Instructions will also be issued to the security services of both counties to cooperate, Patrushev said. "They are not cooperating in all the areas but this cooperation is expanding and I believe will continue expanding."

The issue of strategic stability is also constantly raised during all the contacts of the staff of Russia’s Security Council with the US side, he said. "That is why, we will keep discussing this issue," the head of Russia’s Security Council said.

"Besides, I believe it is very important that this issue should be discussed in contacts between the defense agencies of both countries. I believe that these agencies are exceptionally competent and can yield a large positive effect from the viewpoint of strategic stability," Patrushev stressed.

INF Treaty issue

The Intermediate-Range Nuclear Forces (INF) Treaty, signed by the Soviet Union and the United States on December 8, 1987, took effect on June 1, 1988. It applied to deployed and non-deployed ground-based missiles of intermediate range (1,000-5,000 kilometers) and shorter range (500-1,000 kilometers). Washington repeatedly accused Russia of violating the accord, but Moscow vehemently dismissed all accusations and, in its turn, expressed grievances over Washington’s non-compliance.

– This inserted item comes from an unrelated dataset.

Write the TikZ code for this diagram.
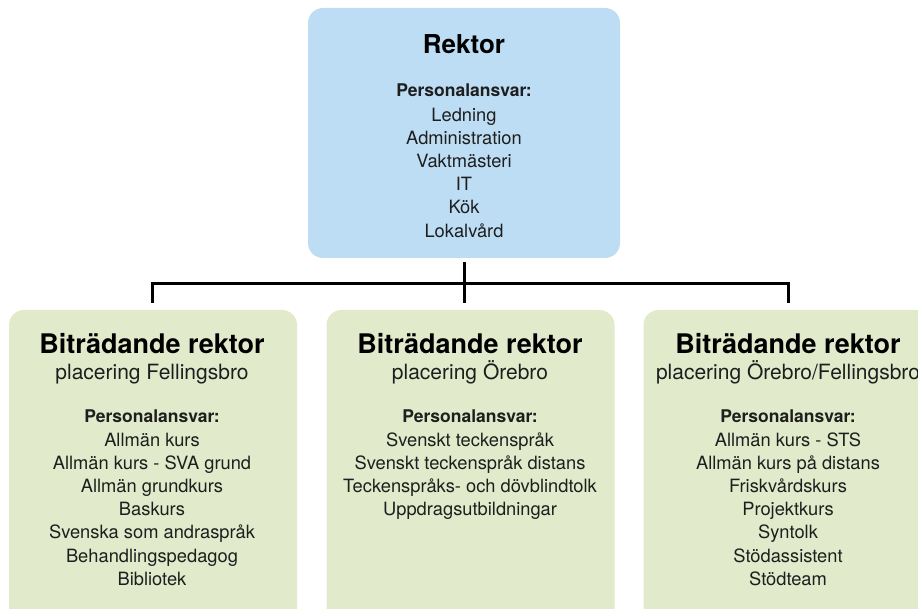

On February 1, 2019, US President Donald Trump and US Secretary of State Michael Pompeo announced the suspension of Washington’s obligations under the INF starting on February 2.

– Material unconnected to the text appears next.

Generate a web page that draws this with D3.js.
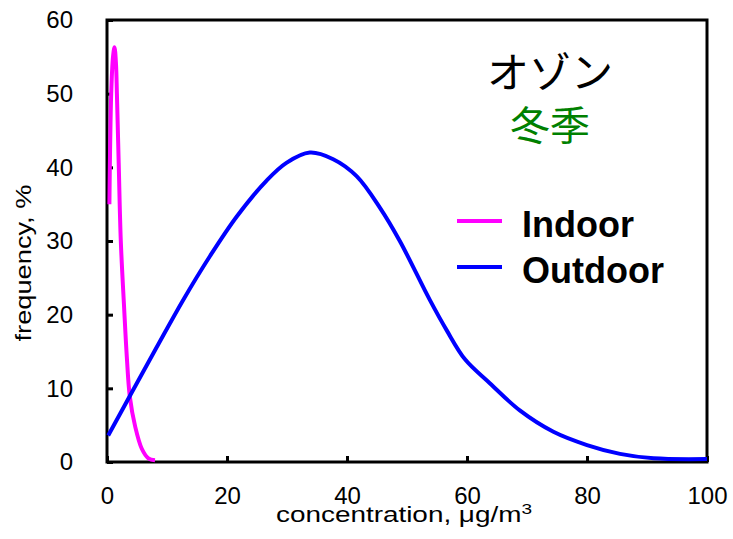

On August 2, Washington formally withdrew from the INF Treaty and the Russian Foreign Ministry, in turn, officially confirmed that the Treaty had been terminated at the United States’ initiative.

New START

New START, which came into force in 2011, limits Russia and the US to no more than 700 deployed intercontinental ballistic missiles (ICBM), submarine-launched ballistic missiles (SLBM) and strategic bombers, no more than 1,550 deployed warheads and 800 deployed and non-deployed launchers.

The Treaty is set to remain in effect for ten years (until 2021) unless a new document is signed to replace it. The document can also be extended for no more than five years (that is, until 2026) by mutual agreement of the parties.